Downscaling or a core seems illogical or and more simply impossible since existing standard 1080p players wouldn't know to look for it nor be equipped to downscale content above 1080p down to 1080p. Plus a standard 1080p player will be unable to handle the newer protections if it's wrapped inside of or part of the new UHD content. It specifically notes the UHD discs are backward compatible. Meaning that disc. Not an extra disc like we see with Blu-ray + DVD releases.

h265 compression is better but we also have more data due to higher resolution. That said, the discs hold more. It could be possible that the discs are effectively a hybrid where there's a layer containing plain old 1080p HD content with protections that a standard 1080p player reads and uses while a UHD player ignores that and uses the UHD content by default be it on the same layer(s) or other layers.
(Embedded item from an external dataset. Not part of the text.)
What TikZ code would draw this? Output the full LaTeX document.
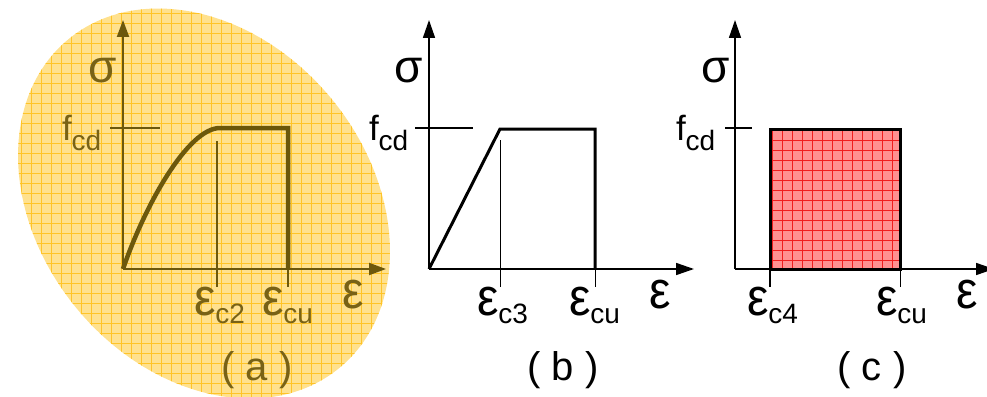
\documentclass[tikz,border=0pt]{standalone}
\usepackage{fontspec}
\setmainfont{Liberation Sans}
\usetikzlibrary{arrows.meta}
\definecolor{olivec}{RGB}{108,88,12}
\definecolor{olivetxt}{RGB}{120,98,22}
\definecolor{elly}{RGB}{255,225,142}
\definecolor{ellgrid}{RGB}{255,196,40}
\definecolor{pinkfill}{RGB}{255,145,145}
\definecolor{redgrid}{RGB}{240,30,30}
\newcommand\bigfnt{\fontsize{46}{46}\selectfont}
\newcommand\epsfnt{\fontsize{48}{48}\selectfont}
\newcommand\subfnt{\fontsize{28}{28}\selectfont}
\newcommand\ffnt{\fontsize{35}{35}\selectfont}
\newcommand\epsglyph{\scalebox{1}[1.1]{\epsfnt ε}}
\newcommand\epslbl[1]{\epsglyph\raisebox{-8pt}{\subfnt #1}}
\newcommand\fcdlbl{{\ffnt f}\raisebox{-10pt}{\subfnt cd}}
\tikzset{
  lbl/.style={anchor=base west, inner sep=0pt, outer sep=0pt},
  axisline/.style={line width=1.6pt, -{Triangle[length=18pt,width=12pt]}},
  thickline/.style={line width=3pt, line join=miter},
  thinline/.style={line width=1pt},
}
\begin{document}
\begin{tikzpicture}[x=1pt,y=1pt]
\useasboundingbox (0,0) rectangle (987,-396);
% ---------------- panel (a) ----------------
\begin{scope}
  \clip[rotate around={-50.45:(204,-203.5)}] (204,-203.5) ellipse [x radius=213pt, y radius=165pt];
  \fill[elly] (0,0) rectangle (420,-400);
  \foreach \gx in {11,21,...,401} \draw[ellgrid, line width=0.9pt] (\gx,0) -- (\gx,-400);
  \foreach \gy in {3,13,...,403} \draw[ellgrid, line width=0.9pt] (0,-\gy) -- (420,-\gy);
\end{scope}
\coordinate (aO) at (123,-269);
\coordinate (aY) at (123,-20);
\coordinate (aX) at (386,-269);
\coordinate (aK) at (220,-128);
\coordinate (aTop) at (288,-128);
\coordinate (aBot) at (288,-269);
\coordinate (aC2t) at (217,-141);
\coordinate (aC2b) at (217,-287);
\coordinate (aCUb) at (288,-287);
\coordinate (aF1) at (110,-128);
\coordinate (aF2) at (160,-128);
\draw[olivec, line width=2pt, -{Triangle[length=17pt,width=12pt]}] (aO) -- (aY);
\draw[olivec, line width=2pt, -{Triangle[length=17pt,width=12pt]}] (aO) -- (aX);
\draw[olivec, line width=4.5pt, line join=miter] (aO) .. controls (145,-205) and (188,-128) .. (aK) -- (aTop) -- (aBot);
\draw[olivec, line width=1.8pt] (aC2t) -- (aC2b);
\draw[olivec, line width=1.8pt] (aBot) -- (aCUb);
\draw[olivec, line width=1.8pt] (aF1) -- (aF2);
\node[lbl, text=olivetxt] (aSig) at (88,-82) {\bigfnt σ};
\node[lbl, text=olivetxt] (aFcd) at (62,-140) {\fcdlbl};
\node[lbl, text=olivetxt] (aEc2) at (194,-315) {\epslbl{c2}};
\node[lbl, text=olivetxt] (aEcu) at (262,-315) {\epslbl{cu}};
\node[lbl, text=olivetxt] (aEps) at (342,-308) {\epsglyph};
\node[anchor=base, inner sep=0pt, text=olivetxt] (aCap) at (257,-380) {\fontsize{40}{40}\selectfont ( a )};
% ---------------- panel (b) ----------------
\coordinate (bO) at (429,-269);
\coordinate (bY) at (429,-20);
\coordinate (bX) at (694,-269);
\coordinate (bK) at (500,-129);
\coordinate (bTop) at (595,-129);
\coordinate (bBot) at (595,-269);
\coordinate (bC3t) at (500,-140);
\coordinate (bC3b) at (500,-287);
\coordinate (bCUb) at (595,-287);
\coordinate (bF1) at (415,-128);
\coordinate (bF2) at (473,-128);
\draw[axisline] (bO) -- (bY);
\draw[axisline] (bO) -- (bX);
\draw[thickline] (bO) -- (bK) -- (bTop) -- (bBot);
\draw[thinline] (bC3t) -- (bC3b);
\draw[thinline] (bBot) -- (bCUb);
\draw[line width=1.2pt] (bF1) -- (bF2);
\node[lbl] (bSig) at (394,-82) {\bigfnt σ};
\node[lbl] (bFcd) at (369,-140) {\fcdlbl};
\node[lbl] (bEc3) at (477,-315) {\epslbl{c3}};
\node[lbl] (bEcu) at (569,-315) {\epslbl{cu}};
\node[lbl] (bEps) at (649,-308) {\epsglyph};
\node[anchor=base, inner sep=0pt] (bCap) at (563,-380) {\fontsize{40}{40}\selectfont ( b )};
% ---------------- panel (c) ----------------
\coordinate (cO) at (735,-269);
\coordinate (cY) at (735,-20);
\coordinate (cX) at (994,-269);
\coordinate (cR1) at (770,-129);
\coordinate (cR2) at (900,-269);
\coordinate (cL) at (770,-269);
\coordinate (cLb) at (770,-287);
\coordinate (cCUb) at (900,-287);
\coordinate (cF1) at (725,-128);
\coordinate (cF2) at (752,-128);
\fill[pinkfill] (cR1) rectangle (cR2);
\begin{scope}
  \clip (cR1) rectangle (cR2);
  \foreach \gx in {772,782,...,902} \draw[redgrid, line width=0.7pt] (\gx,-120) -- (\gx,-280);
  \foreach \gy in {130,140,...,270} \draw[redgrid, line width=0.7pt] (760,-\gy) -- (910,-\gy);
\end{scope}
\draw[axisline] (cO) -- (cY);
\draw[axisline] (cO) -- (cX);
\draw[thickline] (cR1) rectangle (cR2);
\draw[line width=2pt] (cL) -- (cLb);
\draw[thinline] (cR2) -- (cCUb);
\draw[line width=1.2pt] (cF1) -- (cF2);
\node[lbl] (cSig) at (701,-82) {\bigfnt σ};
\node[lbl] (cFcd) at (676,-140) {\fcdlbl};
\node[lbl] (cEc4) at (747,-315) {\epslbl{c4}};
\node[lbl] (cEcu) at (876,-315) {\epslbl{cu}};
\node[lbl] (cEps) at (956,-308) {\epsglyph};
\node[anchor=base, inner sep=0pt] (cCap) at (872,-380) {\fontsize{40}{40}\selectfont ( c )};
\end{tikzpicture}
\end{document}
With respect to Warner putting the cost on the public I'm not sure I agree. They'll sell fewer discs if a 1080p Blu-ray isn't sold and people refuse to buy a new UHD player to get the new UHD release. On the other hand they'll save money producing a release with both HD and UHD on a single disc. Furthermore, they'll wind up with more sales meaning more profit.

Of course everything I said is speculation but I have trouble believing that the backward compatibility is all made up BS. It's always possible either way. Time will tell.
 
If they want people to upgrade then they need to offer a product to use during the transition and having both HD and UHD on a single disc is the way to do it.
How to do this technically? A flipper like in the HD-DVD days?
 
It could be possible that the discs are effectively a hybrid where there's a layer containing plain old 1080p HD content with protections that a standard 1080p player reads and uses while a UHD player ignores that and uses the UHD content by default be it on the same layer(s) or other layers.
Possible, yes, but I smell a lot of compatibility problems with existing players.
 
How to do this technically? A flipper like in the HD-DVD days?

I would hope not. I've always hated flipper discs.

Possible, yes, but I smell a lot of compatibility problems with existing players.

Yes, I pondered that, as well, and there will likely already be enough headaches without adding more into the mix. But, again, as noted before I am merely speculating on the limited vague information available.
 
It would just be a lot easier to throw in a separate standard BD-25 with the 1080p version, less headache and full compatibility.

Again, this is the only source reporting UHD BD backwards compatibility with BD players, all other sources/reports quote Warner Bros statement and have no mention of it backwards compatibility at all.

I guess we will wait and see, but I just think this is a mistake.